Saturday, April 01, 2017

Williamstown-born "Nandi Rose Plunkett’s Freewheeling Art Pop" - from The New Yorker

Contents below copyright, The New Yorker. Best to click on the link above to read it although this is provided as a non-profit application of fair use for analysis, comment and education. 

This article appears in other versions of the April 10, 2017, issue, with the headline "Follow Ahead."

It rained in New York last May 6, and music completists felt the downpour the heaviest. New albums from James Blake, Skepta, Death Grips, Anohni, and Kaytranada all came at once, a spread of vivid artists who had risen from self-contained music pockets as captains of focussed styles and subcultures. "Probable Depths" arrived more quietly that same day, and the cassette might have been lost in the spring shower if it hadn't been for the loyal followers of Nandi Rose Plunkett, a singer and producer known as Half Waif. College-radio jocks and B-side bloggers picked up "Turn Me Around," the record's agile second single, and dished out praise that the ethereal pop song wholly deserved but was too opaque to earn more widely; like Plunkett's path to performance, the track is a study of pivots. A mournful choral intro gives way to a hand-clap bounce fit for a Rihanna song—"I don't even know what I'm here for," Plunkett sings, never letting on where "here" may be.

The twenty-eight-year-old has rarely played it straight. The daughter of an Indian refugee from Uganda and an Irish-American, she grew up in Williamstown, Massachusetts, versed in traditional bhajans and Celtic pop. As a music major at Kenyon College, she inhaled varied forms—musical theatre, classical, folk, world music—and mastered few, instead working through her own experiments with upstart bands and nursing solo material by night. Her ideas jelled best with Evan Stephens Hall, and she joined his band Pinegrove. The group made their way to northern New Jersey after graduation, and became immersed in a close-knit music community that had produced bands like Ducktails and Real Estate—after crashing in Hall's childhood bedroom for a summer, Plunkett found the confidence to pipe up on her own once again.

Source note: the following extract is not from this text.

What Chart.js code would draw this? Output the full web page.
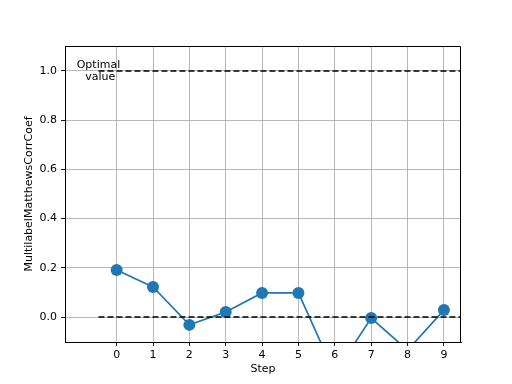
<!DOCTYPE html>
<html>
<head>
<meta charset="utf-8">
<script src="https://cdn.jsdelivr.net/npm/chart.js@4"></script>
<style>
html,body{margin:0;padding:0;background:#fff;}
#wrap{width:512px;height:384px;}
</style>
</head>
<body>
<div id="wrap"><canvas id="c" width="512" height="384"></canvas></div>
<script>
const steps = [0,1,2,3,4,5,6,7,8,9];
const mccValues = [0.191, 0.122, -0.032, 0.020, 0.098, 0.098, -0.23, -0.004, -0.135, 0.028];
const optimalValue = 1.0;
const baselineValue = 0.0;
const xTicks = [0,1,2,3,4,5,6,7,8,9];
const yTicks = [0.0,0.2,0.4,0.6,0.8,1.0];
const optimalLabel = ["Optimal", " value"];

const FONT = "'DejaVu Sans', sans-serif";

const frame = {
  id: 'frame',
  afterDatasetsDraw(chart) {
    const {ctx, chartArea: a, scales} = chart;
    ctx.save();
    ctx.strokeStyle = '#000';
    ctx.lineWidth = 1;
    const t = Math.round(a.top)+0.5, r = Math.round(a.right)-0.5, b = Math.round(a.bottom);
    ctx.beginPath();
    ctx.moveTo(Math.round(a.left), t);
    ctx.lineTo(r, t);
    ctx.lineTo(r, b);
    ctx.stroke();
    ctx.fillStyle = '#000';
    ctx.font = '11px ' + FONT;
    ctx.textAlign = 'center';
    ctx.textBaseline = 'middle';
    const x = scales.x.getPixelForValue(-0.5);
    const y = scales.y.getPixelForValue(optimalValue);
    ctx.fillText(optimalLabel[0], x, y - 6);
    ctx.fillText(optimalLabel[1], x, y + 6);
    ctx.restore();
  }
};

new Chart(document.getElementById('c'), {
  type: 'line',
  data: {
    datasets: [
      {
        data: [{x:-0.5, y:optimalValue},{x:9.5, y:optimalValue}],
        borderColor: '#000', borderWidth: 1.6, borderDash: [6,3],
        pointRadius: 0, clip: 0
      },
      {
        data: [{x:-0.5, y:baselineValue},{x:9.5, y:baselineValue}],
        borderColor: '#000', borderWidth: 1.6, borderDash: [6,3],
        pointRadius: 0, clip: 0
      },
      {
        data: steps.map((s,i)=>({x:s, y:mccValues[i]})),
        borderColor: '#1f77b4', backgroundColor: '#1f77b4',
        borderWidth: 1.7, pointRadius: 6, pointHoverRadius: 6,
        pointBorderWidth: 0, tension: 0, clip: 0
      }
    ]
  },
  options: {
    responsive: false,
    animation: false,
    events: [],
    layout: {padding: {top: 46, right: 51, left: 0, bottom: 0}},
    plugins: {legend: {display: false}, tooltip: {enabled: false}},
    scales: {
      x: {
        type: 'linear', min: -1.42, max: 9.47,
        afterBuildTicks: s => { s.ticks = xTicks.map(v=>({value:v})); },
        afterFit: s => { s.height = 42; },
        grid: {color: '#b0b0b0', lineWidth: 0.9, tickColor: '#000', tickLength: 4, drawTicks: true},
        border: {display: true, color: '#000', width: 1},
        ticks: {color: '#000', font: {family: FONT, size: 11}, padding: 3, maxRotation: 0,
                callback: v => String(v)},
        title: {display: true, text: 'Step', color: '#000', font: {family: FONT, size: 11}, padding: {top: 1, bottom: 8}}
      },
      y: {
        type: 'linear', min: -0.1016, max: 1.1016,
        afterBuildTicks: s => { s.ticks = yTicks.map(v=>({value:v})); },
        afterFit: s => { s.width = 65; },
        grid: {color: '#b0b0b0', lineWidth: 0.9, tickColor: '#000', tickLength: 4},
        border: {display: true, color: '#000', width: 1},
        ticks: {color: '#000', font: {family: FONT, size: 11}, padding: 4,
                callback: v => Number(v).toFixed(1)},
        title: {display: true, text: 'MultilabelMatthewsCorrCoef', color: '#000', font: {family: FONT, size: 11}, padding: {top: 23, bottom: 0}}
      }
    }
  },
  plugins: [frame]
});
</script>
</body>
</html>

With Pinegrove, Plunkett helps to broaden the band's blooming alt-country rooted deep in the New Jersey woodlands; as Half Waif, she makes room for globe-twirling prism pop in search of a home. At Silent Barn on April 6, she'll play songs from "form/a," the latest Half Waif EP (which she produced herself), swaying between the electronic bass of new tracks like "Night Heat" and the light step of "Turn Me Around," nudging everyone near her into motion.